▸ **EXERCISE REQUIREMENTS**
Your task is to copy the listing exactly, with the pictures left out.

▸ **DATA SHOWN**
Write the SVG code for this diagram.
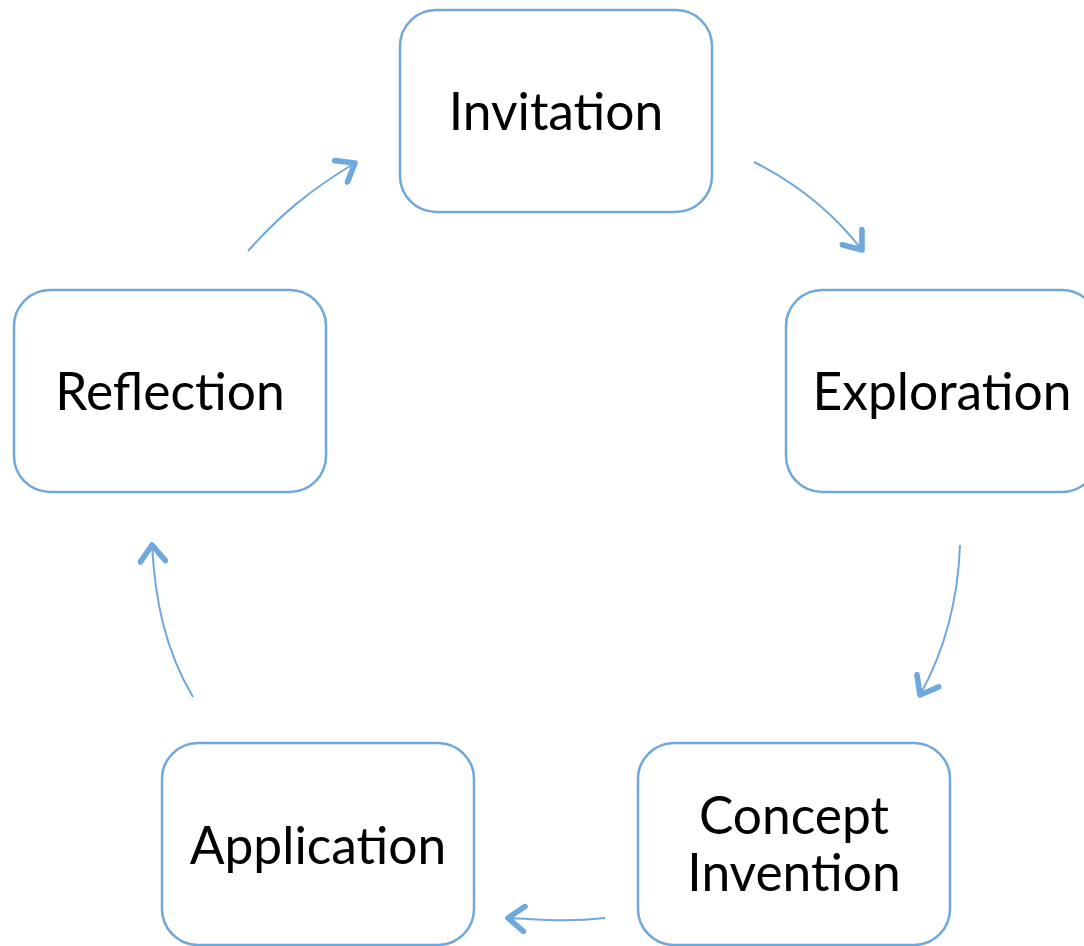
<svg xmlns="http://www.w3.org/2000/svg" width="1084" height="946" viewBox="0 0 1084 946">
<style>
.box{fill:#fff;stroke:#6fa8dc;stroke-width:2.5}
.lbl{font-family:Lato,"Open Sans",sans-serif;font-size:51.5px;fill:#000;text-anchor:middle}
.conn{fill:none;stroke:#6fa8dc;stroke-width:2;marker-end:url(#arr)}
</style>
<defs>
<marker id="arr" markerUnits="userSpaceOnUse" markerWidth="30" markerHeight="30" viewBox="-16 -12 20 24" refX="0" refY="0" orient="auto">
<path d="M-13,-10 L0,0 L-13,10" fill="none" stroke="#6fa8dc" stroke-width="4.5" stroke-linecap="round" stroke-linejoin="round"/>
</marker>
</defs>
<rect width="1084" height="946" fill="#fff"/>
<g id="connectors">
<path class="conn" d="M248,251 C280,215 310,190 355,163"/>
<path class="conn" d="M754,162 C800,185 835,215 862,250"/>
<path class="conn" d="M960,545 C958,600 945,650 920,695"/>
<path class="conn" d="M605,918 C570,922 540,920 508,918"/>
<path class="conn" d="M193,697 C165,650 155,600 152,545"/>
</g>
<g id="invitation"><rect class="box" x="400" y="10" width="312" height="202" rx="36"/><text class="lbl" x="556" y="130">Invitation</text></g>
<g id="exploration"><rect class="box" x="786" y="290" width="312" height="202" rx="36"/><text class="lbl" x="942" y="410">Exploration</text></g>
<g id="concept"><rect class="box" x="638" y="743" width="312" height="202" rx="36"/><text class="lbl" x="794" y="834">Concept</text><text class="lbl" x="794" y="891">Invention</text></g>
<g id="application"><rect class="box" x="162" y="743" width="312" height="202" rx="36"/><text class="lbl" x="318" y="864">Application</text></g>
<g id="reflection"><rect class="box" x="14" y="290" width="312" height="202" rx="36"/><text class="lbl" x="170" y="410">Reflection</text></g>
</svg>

▸ **TASK SOLUTION**
Write the SVG code for this diagram.
<svg xmlns="http://www.w3.org/2000/svg" width="1084" height="946" viewBox="0 0 1084 946">
<style>
.box{fill:#fff;stroke:#6fa8dc;stroke-width:2.5}
.lbl{font-family:Lato,"Open Sans",sans-serif;font-size:51.5px;fill:#000;text-anchor:middle}
.conn{fill:none;stroke:#6fa8dc;stroke-width:2;marker-end:url(#arr)}
</style>
<defs>
<marker id="arr" markerUnits="userSpaceOnUse" markerWidth="30" markerHeight="30" viewBox="-16 -12 20 24" refX="0" refY="0" orient="auto">
<path d="M-13,-10 L0,0 L-13,10" fill="none" stroke="#6fa8dc" stroke-width="4.5" stroke-linecap="round" stroke-linejoin="round"/>
</marker>
</defs>
<rect width="1084" height="946" fill="#fff"/>
<g id="connectors">
<path class="conn" d="M248,251 C280,215 310,190 355,163"/>
<path class="conn" d="M754,162 C800,185 835,215 862,250"/>
<path class="conn" d="M960,545 C958,600 945,650 920,695"/>
<path class="conn" d="M605,918 C570,922 540,920 508,918"/>
<path class="conn" d="M193,697 C165,650 155,600 152,545"/>
</g>
<g id="invitation"><rect class="box" x="400" y="10" width="312" height="202" rx="36"/><text class="lbl" x="556" y="130">Invitation</text></g>
<g id="exploration"><rect class="box" x="786" y="290" width="312" height="202" rx="36"/><text class="lbl" x="942" y="410">Exploration</text></g>
<g id="concept"><rect class="box" x="638" y="743" width="312" height="202" rx="36"/><text class="lbl" x="794" y="834">Concept</text><text class="lbl" x="794" y="891">Invention</text></g>
<g id="application"><rect class="box" x="162" y="743" width="312" height="202" rx="36"/><text class="lbl" x="318" y="864">Application</text></g>
<g id="reflection"><rect class="box" x="14" y="290" width="312" height="202" rx="36"/><text class="lbl" x="170" y="410">Reflection</text></g>
</svg>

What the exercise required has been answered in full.